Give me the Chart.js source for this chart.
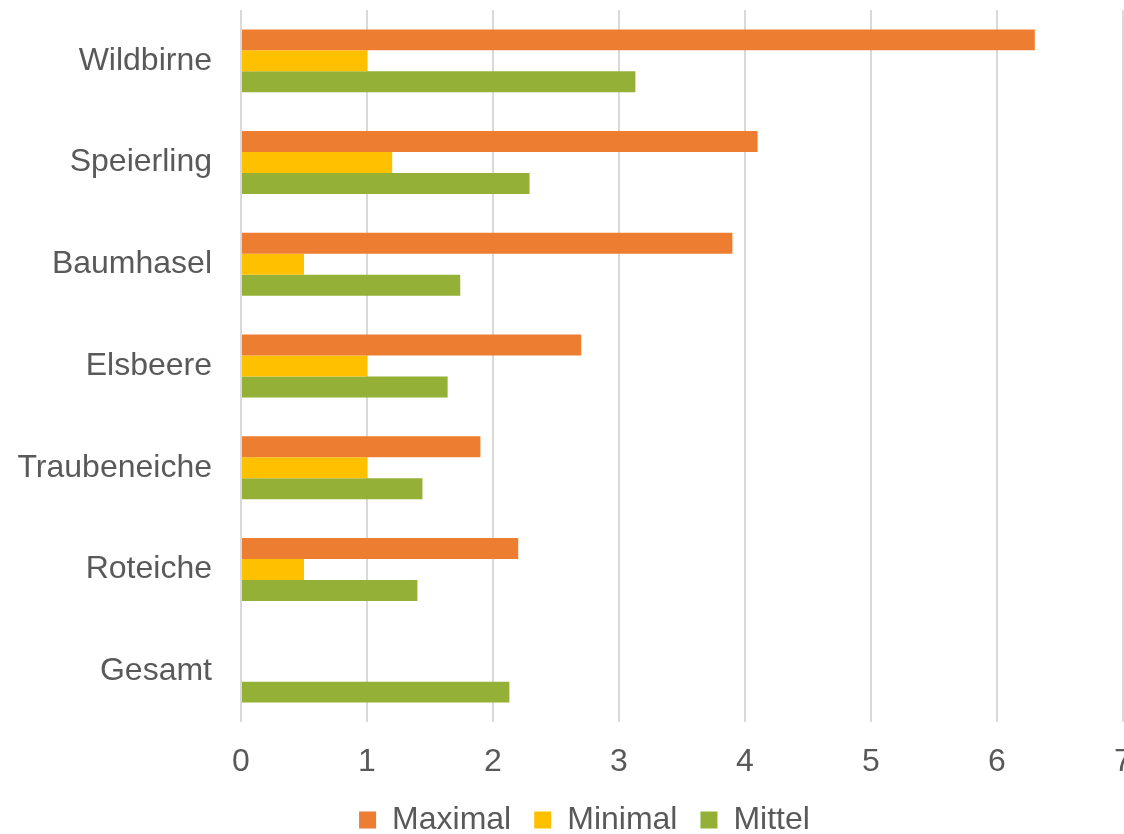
<!DOCTYPE html>
<html>
<head>
<meta charset="utf-8">
<script src="https://cdn.jsdelivr.net/npm/chart.js@4.4.1/dist/chart.umd.min.js"></script>
<style>
  html, body { margin: 0; padding: 0; overflow: hidden; background: #fff; }
  #wrap { width: 1160px; height: 846px; }
</style>
</head>
<body>
<div id="wrap"><canvas id="chart"></canvas></div>
<script>
// Baumarten (Kategorien)
var categories = ['Wildbirne', 'Speierling', 'Baumhasel', 'Elsbeere', 'Traubeneiche', 'Roteiche', 'Gesamt'];

// Werte je Reihe
var maximal = [6.3, 4.1, 3.9, 2.7, 1.9, 2.2, null];
var minimal = [1.0, 1.2, 0.5, 1.0, 1.0, 0.5, null];
var mittel  = [3.13, 2.29, 1.74, 1.64, 1.44, 1.40, 2.13];

var seriesNames = ['Maximal', 'Minimal', 'Mittel'];
var seriesColors = ['#ED7D31', '#FFC000', '#94B037'];

var textColor = '#595959';
var fontFamily = '"Liberation Sans", Arial, sans-serif';
var fontSize = 32;

// Legende etwas nach rechts schieben (wie im Original)
var legendShift = {
    id: 'legendShift',
    afterLayout: function(chart) {
        if (chart.legend) {
            chart.legend.left += 23;
            chart.legend.right += 23;
        }
    }
};

var ctx = document.getElementById('chart').getContext('2d');

new Chart(ctx, {
    type: 'bar',
    data: {
        labels: categories,
        datasets: [maximal, minimal, mittel].map(function(values, i) {
            return {
                label: seriesNames[i],
                data: values,
                backgroundColor: seriesColors[i],
                borderWidth: 0,
                categoryPercentage: 0.619,
                barPercentage: 1.0
            };
        })
    },
    options: {
        indexAxis: 'y',
        responsive: true,
        maintainAspectRatio: false,
        animation: false,
        layout: {
            padding: { top: 10, right: 37, left: 0, bottom: 0 }
        },
        plugins: {
            tooltip: { enabled: false },
            legend: {
                display: true,
                position: 'bottom',
                labels: {
                    boxWidth: 17,
                    boxHeight: 17,
                    padding: 23,
                    color: textColor,
                    font: { family: fontFamily, size: fontSize }
                }
            }
        },
        scales: {
            x: {
                min: 0,
                max: 7,
                ticks: {
                    stepSize: 1,
                    padding: 21,
                    color: textColor,
                    font: { family: fontFamily, size: fontSize }
                },
                grid: {
                    color: '#D9D9D9',
                    lineWidth: 2,
                    drawTicks: false
                },
                border: { display: false },
                afterFit: function(scale) {
                    scale.height = 59;
                }
            },
            y: {
                ticks: {
                    padding: 29,
                    color: textColor,
                    font: { family: fontFamily, size: fontSize }
                },
                grid: { display: false, drawTicks: false },
                border: { display: false },
                afterFit: function(scale) {
                    scale.width = 241;
                    scale.paddingTop = 0;
                    scale.paddingBottom = 0;
                }
            }
        }
    },
    plugins: [legendShift]
});
</script>
</body>
</html>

++++++++++

### Problem description
Repeat the listing above up to and including the line with "var ctx = document.getElementById('chart').getContext('2d');", starting from its first line. Drop any pictures.

### Result of the exercise
Give me the Chart.js source for this chart.
<!DOCTYPE html>
<html>
<head>
<meta charset="utf-8">
<script src="https://cdn.jsdelivr.net/npm/chart.js@4.4.1/dist/chart.umd.min.js"></script>
<style>
  html, body { margin: 0; padding: 0; overflow: hidden; background: #fff; }
  #wrap { width: 1160px; height: 846px; }
</style>
</head>
<body>
<div id="wrap"><canvas id="chart"></canvas></div>
<script>
// Baumarten (Kategorien)
var categories = ['Wildbirne', 'Speierling', 'Baumhasel', 'Elsbeere', 'Traubeneiche', 'Roteiche', 'Gesamt'];

// Werte je Reihe
var maximal = [6.3, 4.1, 3.9, 2.7, 1.9, 2.2, null];
var minimal = [1.0, 1.2, 0.5, 1.0, 1.0, 0.5, null];
var mittel  = [3.13, 2.29, 1.74, 1.64, 1.44, 1.40, 2.13];

var seriesNames = ['Maximal', 'Minimal', 'Mittel'];
var seriesColors = ['#ED7D31', '#FFC000', '#94B037'];

var textColor = '#595959';
var fontFamily = '"Liberation Sans", Arial, sans-serif';
var fontSize = 32;

// Legende etwas nach rechts schieben (wie im Original)
var legendShift = {
    id: 'legendShift',
    afterLayout: function(chart) {
        if (chart.legend) {
            chart.legend.left += 23;
            chart.legend.right += 23;
        }
    }
};

var ctx = document.getElementById('chart').getContext('2d');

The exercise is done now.